Parse and Search through a conllu file

Searching is as follows:


Tree search

If you would like to search with a tree this is how you would do it. Then, between the words you are searching for a relation between add a '>'. You can also use and '<' if you are searching for a word that is a dependent of another word. This, the '<', will find the dependent word. For instance, if you wanted to see when 'have' did action to 'clue' (i.e. I have no clue') you could do it like this:

For example python conlluparse.py "text.conllu" 'have>clue' might output:

Token: 2, Form: have, Lemma: have, UPOSTAG: VERB, HEAD: 0, DEPREL: root, # sent_id = 2, Sentence:  I have no clue .

If you wanted, you could also be more specific or ambigious with your searches. When you specify these arguments, you also need to make sure that you concatenate "Form=" with the word you are searching for. When you have nothing specified on one side, you need to add 'none=none' to that side. For instance if you wanted to find if something was a dependent of 'have', you could do:

none=none<form=have

When searching with attributes (i.e UPOSTAG), you could do this like:

python conlluparse.py "text.conllu" 'upostag=verb, form=have>form=clue' which may output:

Token: 2, Form: have, Lemma: have, UPOSTAG: VERB, HEAD: 0, DEPREL: root, # sent_id = 2, Sentence:  I have no clue .

You can search with any of these tags - upostag, xpostag, lemma, or deprel. You would do this by just putting the tag name + and '=' and then the actual value. Concatenate the tag an '=' and the value like upostag=noun' or 'lemma=clue' or @.

You can also specify attributes instead of 'form=clue' such as 'upostag=noun'

Token: 2, Form: have, Lemma: have, UPOSTAG: VERB, HEAD: 0, DEPREL: root, # sent_id = 2, Sentence:  I have no clue .

Now, instead, if you search with python conlluparse.py "text.conllu" 'form=clue<none=none' , it will print:

Token: 4, Form: clue, Lemma: clue, UPOSTAG: NOUN, HEAD: 2, DEPREL: obj, # sent_id = 2, Sentence:  I have no clue .

The tree searches essentially combines all the searches terms.
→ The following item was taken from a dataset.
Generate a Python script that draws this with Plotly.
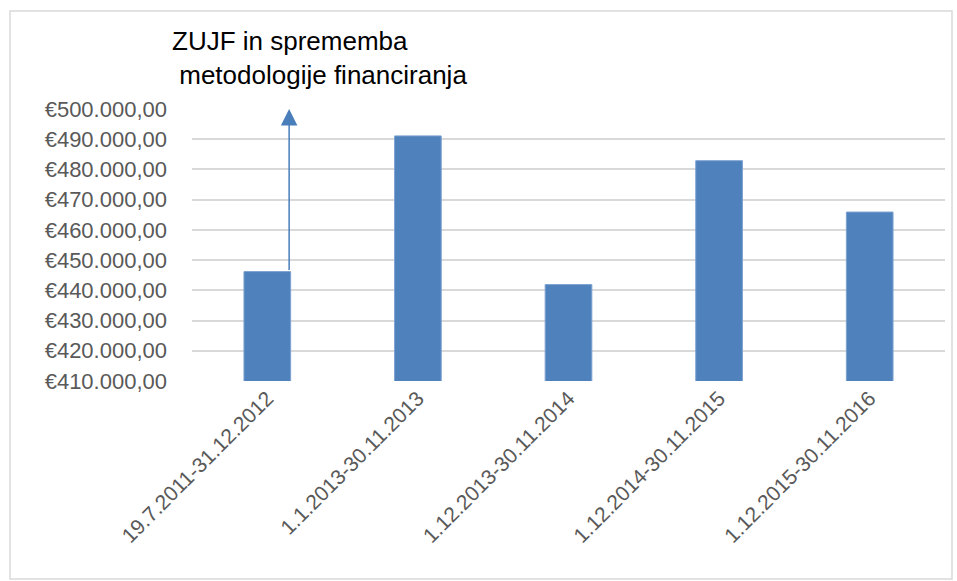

You can search for a word with a specific deprel or upostag like

@root, upostag=noun>none=none

You can search for relationships like the ; character:

@nsubj>upostag=noun

You can search for a plain word like:

form=have>none=none

This will output the same thing as what the other searches would do. Use other searches to distinguish between what you are searching for.
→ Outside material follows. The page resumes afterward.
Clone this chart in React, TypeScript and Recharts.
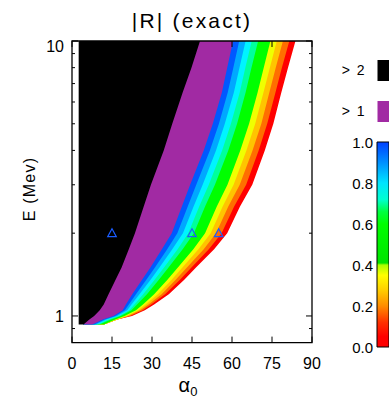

You can do very simple searches like python conlluparse.py "text.conllu" "lemma=Еуровидение,form=Еуровидениенің" without the > or <

Examples

python conlluparse.py "text.conllu" "{none=none>none=none, @obj" This is how you would run the program with the '{' Could output:

Token: 6, Form: іліп, Lemma: іл, UPOSTAG: VERB, HEAD: 0, DEPREL: root, # sent_id = Ер_Төстік.tagged.txt:23:396, Sentence:  Сөйткенде Төстіктің бір бақайы өрмекті іліп кетеді .